Furthermore, in addition to innovative collaborations and agencies, unseen aesthetics are gaining ground and leading to debates on evaluation criteria. To be reductive, the dispute seems to oscillate between two main opposites that value either the affective or aesthetic elements of an art work. Despite the recent desire to revive the importance of aesthetics, the question of the extent to which aesthetic qualities matter, or if they even do at all, is currently under discussion. To emphasize the value of aesthetics and to erase current dichotomies, art historian Claire Bishop draws on philosopher Jacques Rancière’s insights on art’s affective capability to open possibilities for “rupture and ambiguity” and “art as autonomous realm of experience”. For her, aesthetics - and art - always include the ameliorative possibility for social change.9
Unexplored horizons
Art researchers, artists, art activists and art organizations are pushed to reconsider the role of aesthetics, arts and creativity in social transformation in East Asia. The locally-adapted but globally-linked alternative artistic and creative practices negotiate regional values interrelated to socio-political and cultural issues along with the hierarchic value structures of the global art scene.
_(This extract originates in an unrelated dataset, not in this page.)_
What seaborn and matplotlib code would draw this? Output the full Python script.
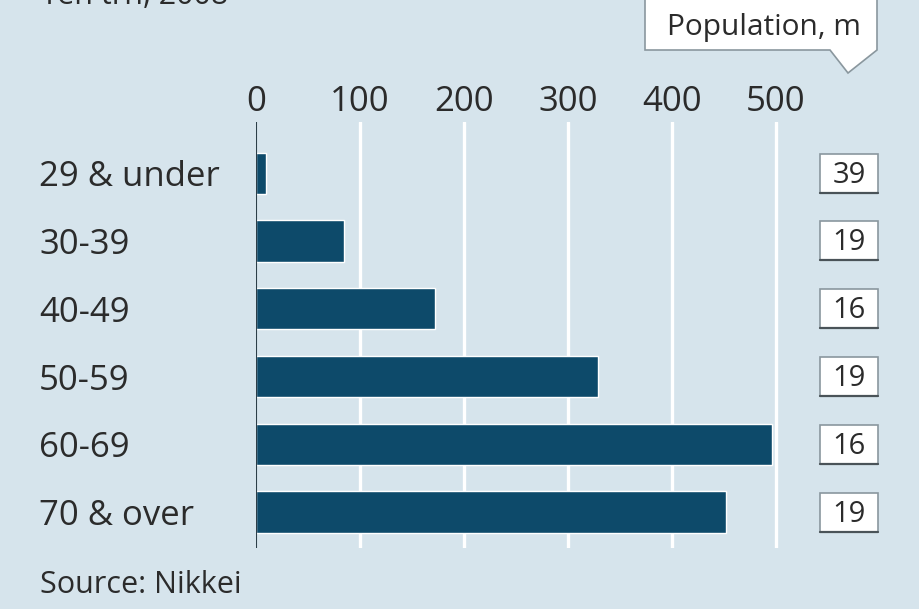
import matplotlib
matplotlib.use("Agg")
import matplotlib.pyplot as plt
from matplotlib.patches import Rectangle, Polygon
from matplotlib.transforms import blended_transform_factory
import seaborn as sns
import pandas as pd

# Financial assets by age of household head, with population per group
age_groups = ["29 & under", "30-39", "40-49", "50-59", "60-69", "70 & over"]
assets = [10, 85, 172, 329, 496, 452]
population = [39, 19, 16, 19, 16, 19]
x_ticks = [0, 100, 200, 300, 400, 500]

BG = "#d6e4ec"
BAR = "#0d4a6a"
INK = "#2b2b2b"

sns.set_theme(style="white")
plt.rcParams["font.family"] = ["Open Sans", "DejaVu Sans"]

W, H = 920, 609
fig = plt.figure(figsize=(W / 100, H / 100), dpi=100, facecolor=BG)


def fx(px):
    return px / W


def fy(py):
    return 1 - py / H


ax_left, ax_top, ax_bottom = 256, 122, 548
px_per_unit = 1.04
x_max = 520
y_lo, y_hi = 5.53, -0.755
ax = fig.add_axes([fx(ax_left), fy(ax_bottom),
                   x_max * px_per_unit / W, (ax_bottom - ax_top) / H])
ax.set_facecolor(BG)

df = pd.DataFrame({"age": age_groups, "assets": assets})
sns.barplot(data=df, y="age", x="assets", orient="h", color=BAR,
            width=0.61, saturation=1, ax=ax, zorder=3)

ax.set_xlim(0, x_max)
ax.set_ylim(y_lo, y_hi)
ax.set_xticks(x_ticks)
ax.set_xticklabels([str(t) for t in x_ticks])
ax.xaxis.tick_top()
ax.set_xlabel("")
ax.set_ylabel("")
for s in ax.spines.values():
    s.set_visible(False)

# white gridlines behind the bars, dark baseline at zero
for t in x_ticks[1:]:
    ax.axvline(t, color="white", lw=2.4, zorder=1)
ax.axvline(0, color="#2c3e48", lw=1.5, zorder=4)

ax.tick_params(axis="x", length=0, pad=2, labelsize=25, labelcolor=INK)
ax.tick_params(axis="y", length=0, pad=(ax_left - 39) * 0.72,
               labelsize=25, labelcolor=INK)
for lab in ax.get_yticklabels():
    lab.set_horizontalalignment("left")
    lab.set_verticalalignment("center_baseline")

# population boxes on the right
tr = blended_transform_factory(fig.transFigure, ax.transData)
box_w = 58 / W
box_h = 39 / ((ax_bottom - ax_top) / (y_lo - y_hi))
box_cx = 849 / W
for i, p in enumerate(population):
    ax.add_patch(Rectangle((box_cx - box_w / 2, i - box_h / 2), box_w, box_h,
                           transform=tr, facecolor="white", edgecolor="#8a979e",
                           lw=1.2, clip_on=False, zorder=5))
    ax.plot([box_cx - box_w / 2, box_cx + box_w / 2], [i + box_h / 2] * 2,
            transform=tr, color="#4a5358", lw=1.6, clip_on=False, zorder=6)
    ax.text(box_cx, i + 0.03, str(p), transform=tr, ha="center", va="center",
            fontsize=21, color=INK, zorder=7, clip_on=False)

# legend callout for the population column
callout = [(645, -5), (877, -5), (877, 50), (848, 73), (830, 50), (645, 50)]
fig.patches.append(Polygon([(fx(x), fy(y)) for x, y in callout], closed=True,
                           transform=fig.transFigure, facecolor="white",
                           edgecolor="#8a979e", lw=1.2))
fig.text(fx(764), fy(27), "Population, m", ha="center", va="center",
         fontsize=21.5, fontweight="medium", color=INK)

fig.text(fx(40), fy(4), "Yen trn, 2008", ha="left", va="baseline",
         fontsize=22, color=INK)
fig.text(fx(40), fy(585), "Source: Nikkei", ha="left", va="center",
         fontsize=22, color=INK)

fig.savefig("out.png", dpi=100, facecolor=BG)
The authors of this special issue make explicit some of the most topical contradictions and competing stakes of alternative artistic and creative practices in East Asia today. Together they exemplify how the interdependence of social transformation and alternative artistic and creative practices requires more nuanced research through specific local and regional perspectives. By bringing these authors together, I hope to foster the transdisciplinary discourse on the reciprocal relationship of arts, creativity, design, DIY culture, civil participation, urban planning, cultural policies and governance. The close analysis of alternative artistic and creative practices based on studies crossing the disciplinary boundaries can bring forward new horizons and a better understanding of the significance of social transformations emerging in East Asia today.